What I mean by that is this: you’re optimising how your business operates today, based on the (flawed) assumption that the role of AI is simply to help you do the same things faster and more efficiently. In the short term, that’s fine - it’s a sensible defensive position.
The risk comes when companies start investing significant sums in AI without first understanding what’s happening in their wider industry, and how AI is reshaping the ecosystem they operate in.
This is the difference between a technology-led approach and a strategic one. One without the other doesn’t really work. In my view, the two have to run concurrently.
Yes, absolutely solve everyday problems with AI. Go after the easy wins: low cost, low risk, automating admin and routine work, but at the same time, you have to step back and look at the strategic picture.
If you don’t, you may miss the fact that the ground is shifting beneath you. You can end up building an increasingly efficient internal machine while failing to notice changes happening externally. What are the wider trends in the market? What’s happening at levels beyond your own organisation?
Many of the companies I work with are mid-sized, so it’s critical to look at what’s happening at multinational level in your industry, because those changes inevitably shape the ecosystem everyone else operates within.
One of the most interesting impacts of AI is that it can blur the lines of where companies choose to compete. The customers you serve today, under your current business model, may not be the customers you compete for in the future.
That’s why a strategic approach matters. It’s about exploring where the market might go, looking at the trends and how the market is evolving, considering different scenarios, and asking: what if?

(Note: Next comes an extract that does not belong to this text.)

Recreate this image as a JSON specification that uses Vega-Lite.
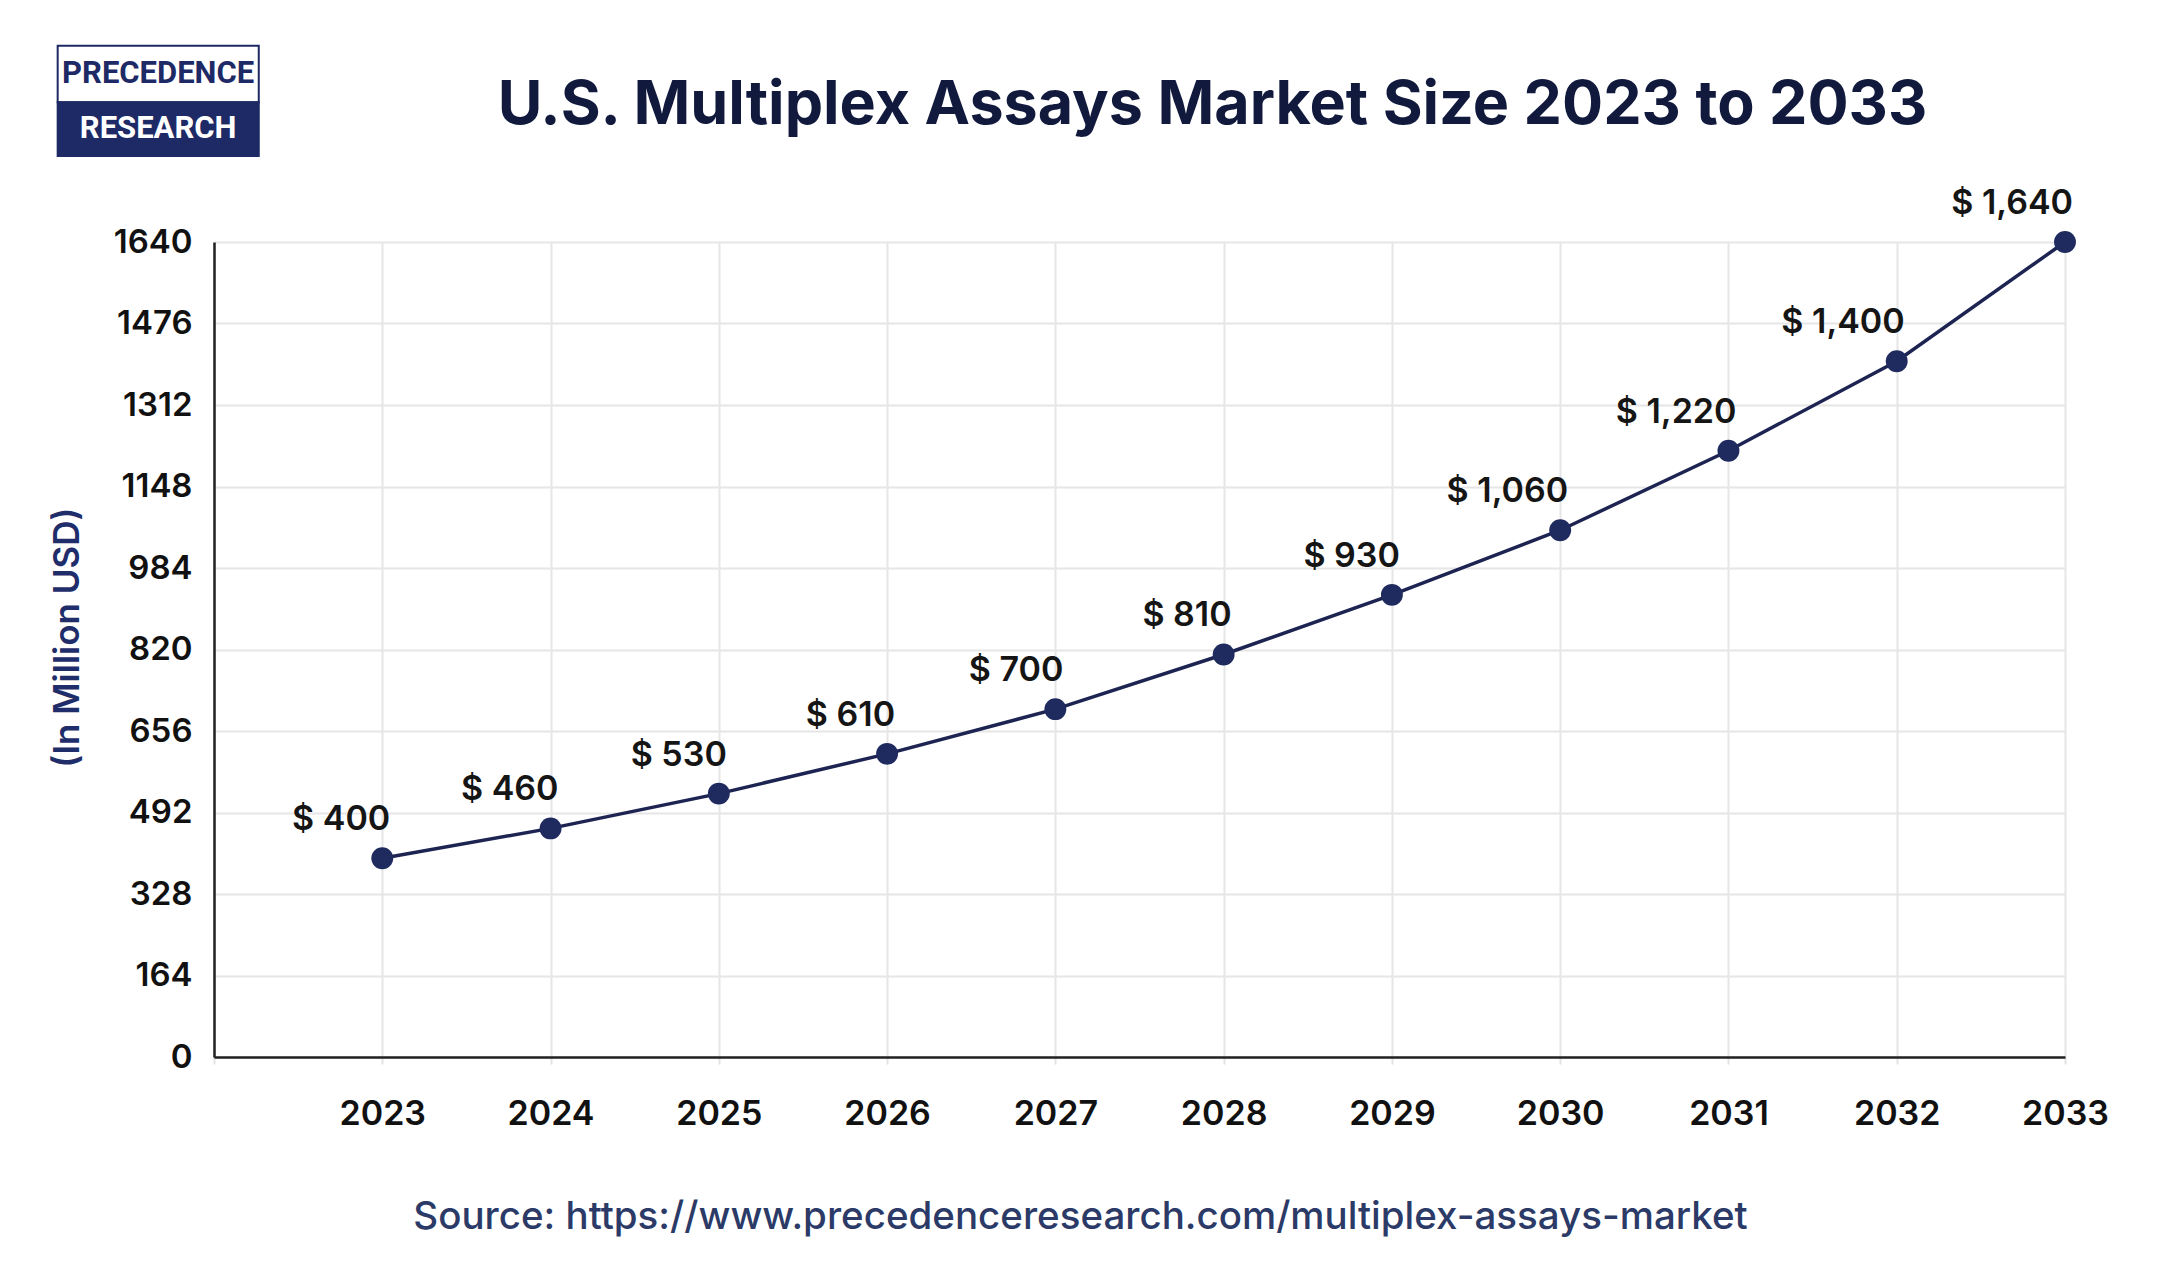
{
  "$schema": "https://vega.github.io/schema/vega-lite/v6.json",
  "width": 1851,
  "height": 815,
  "autosize": {"type": "none"},
  "padding": {"left": 214, "top": 242, "right": 107, "bottom": 229},
  "background": "#ffffff",
  "title": {
    "text": "U.S. Multiplex Assays Market Size 2023 to 2033",
    "font": "Inter",
    "fontSize": 61,
    "fontWeight": 700,
    "color": "#111a3d",
    "anchor": "middle",
    "frame": "group",
    "baseline": "alphabetic",
    "dx": 73,
    "offset": -140
  },
  "data": {
    "values": [
      {"year": 2023, "value": 400},
      {"year": 2024, "value": 460},
      {"year": 2025, "value": 530},
      {"year": 2026, "value": 610},
      {"year": 2027, "value": 700},
      {"year": 2028, "value": 810},
      {"year": 2029, "value": 930},
      {"year": 2030, "value": 1060},
      {"year": 2031, "value": 1220},
      {"year": 2032, "value": 1400},
      {"year": 2033, "value": 1640}
    ]
  },
  "config": {
    "view": {"stroke": null},
    "locale": {
      "number": {"decimal": ".", "thousands": ",", "grouping": [3], "currency": ["$ ", ""]}
    }
  },
  "layer": [
    {
      "mark": {"type": "line", "color": "#1d2452", "strokeWidth": 3.5},
      "encoding": {
        "x": {
          "field": "year",
          "type": "quantitative",
          "scale": {"domain": [2022, 2033], "nice": false, "zero": false},
          "axis": {
            "values": [2022, 2023, 2024, 2025, 2026, 2027, 2028, 2029, 2030, 2031, 2032, 2033],
            "format": "d",
            "labelExpr": "datum.value == 2022 ? '' : datum.label",
            "labelFont": "Inter",
            "labelFontSize": 34,
            "labelFontWeight": 600,
            "labelColor": "#111111",
            "labelBaseline": "top",
            "labelPadding": 33,
            "labelFlush": false,
            "ticks": true,
            "tickSize": 7,
            "tickColor": "#e2e2e2",
            "tickWidth": 2,
            "domain": true,
            "domainColor": "#222222",
            "domainWidth": 2.5,
            "grid": true,
            "gridColor": "#e6e6e6",
            "gridWidth": 2,
            "title": "Source: https://www.precedenceresearch.com/multiplex-assays-market",
            "titleFont": "Inter",
            "titleFontSize": 38.5,
            "titleFontWeight": 500,
            "titleColor": "#2b3a67",
            "titleX": 866,
            "titlePadding": 67
          }
        },
        "y": {
          "field": "value",
          "type": "quantitative",
          "scale": {"domain": [0, 1640], "nice": false},
          "axis": {
            "values": [0, 164, 328, 492, 656, 820, 984, 1148, 1312, 1476, 1640],
            "format": "d",
            "labelFont": "Inter",
            "labelFontSize": 33,
            "labelFontWeight": 600,
            "labelColor": "#111111",
            "labelPadding": 22,
            "ticks": false,
            "domain": true,
            "domainColor": "#222222",
            "domainWidth": 2.5,
            "grid": true,
            "gridColor": "#e6e6e6",
            "gridWidth": 2,
            "title": "(In Million USD)",
            "titleFont": "Inter",
            "titleFontSize": 35,
            "titleFontWeight": 600,
            "titleColor": "#1f2d6b",
            "titleY": 395,
            "titlePadding": 28
          }
        }
      }
    },
    {
      "mark": {"type": "point", "filled": true, "size": 480, "color": "#1f2a5e", "opacity": 1},
      "encoding": {
        "x": {"field": "year", "type": "quantitative"},
        "y": {"field": "value", "type": "quantitative"}
      }
    },
    {
      "mark": {
        "type": "text",
        "font": "Inter",
        "fontSize": 34,
        "fontWeight": 600,
        "letterSpacing": 2,
        "color": "#151515",
        "align": "right",
        "baseline": "alphabetic",
        "dx": 8,
        "dy": -28
      },
      "encoding": {
        "x": {"field": "year", "type": "quantitative"},
        "y": {"field": "value", "type": "quantitative"},
        "text": {"field": "value", "type": "quantitative", "format": "$,"}
      }
    },
    {
      "data": {"values": [{"part": "top"}]},
      "mark": {"type": "rect", "fill": "#ffffff", "stroke": "#1e2a66", "strokeWidth": 2},
      "encoding": {
        "x": {"datum": 2021.071, "type": "quantitative"},
        "x2": {"datum": 2022.266},
        "y": {"datum": 2035, "type": "quantitative"},
        "y2": {"datum": 1921}
      }
    },
    {
      "data": {"values": [{"part": "bottom"}]},
      "mark": {"type": "rect", "fill": "#1e2a66", "stroke": "#1e2a66", "strokeWidth": 2},
      "encoding": {
        "x": {"datum": 2021.071, "type": "quantitative"},
        "x2": {"datum": 2022.266},
        "y": {"datum": 1921, "type": "quantitative"},
        "y2": {"datum": 1813}
      }
    },
    {
      "data": {"values": [{"word": "PRECEDENCE"}]},
      "mark": {"type": "text", "font": "Roboto", "fontSize": 31, "fontWeight": 700, "color": "#1e2a66", "align": "center", "baseline": "middle", "letterSpacing": 0},
      "encoding": {
        "x": {"datum": 2021.668, "type": "quantitative"},
        "y": {"datum": 1978, "type": "quantitative"},
        "text": {"field": "word"}
      }
    },
    {
      "data": {"values": [{"word": "RESEARCH"}]},
      "mark": {"type": "text", "font": "Roboto", "fontSize": 31, "fontWeight": 700, "color": "#ffffff", "align": "center", "baseline": "middle", "letterSpacing": 5},
      "encoding": {
        "x": {"datum": 2021.668, "type": "quantitative"},
        "y": {"datum": 1867, "type": "quantitative"},
        "text": {"field": "word"}
      }
    }
  ]
}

If that scenario started to play out, what early signals would we see in the market that indicate a shift is underway? Strategy is about understanding where value is created, who owns it, and how decisions get made.
The tactical view cannot be separated from the strategic one, both are essential. The tactical use of AI is a defensive move: it protects your position in the market as it exists today. The strategic use of AI is about where you’ll be competing in two to five years’ time.
If longevity matters, if you want to build on your strengths and create future competitive advantage, strategy has to sit alongside technology from the very beginning. The question to ask yourself is ‘are we building capability or just speed’?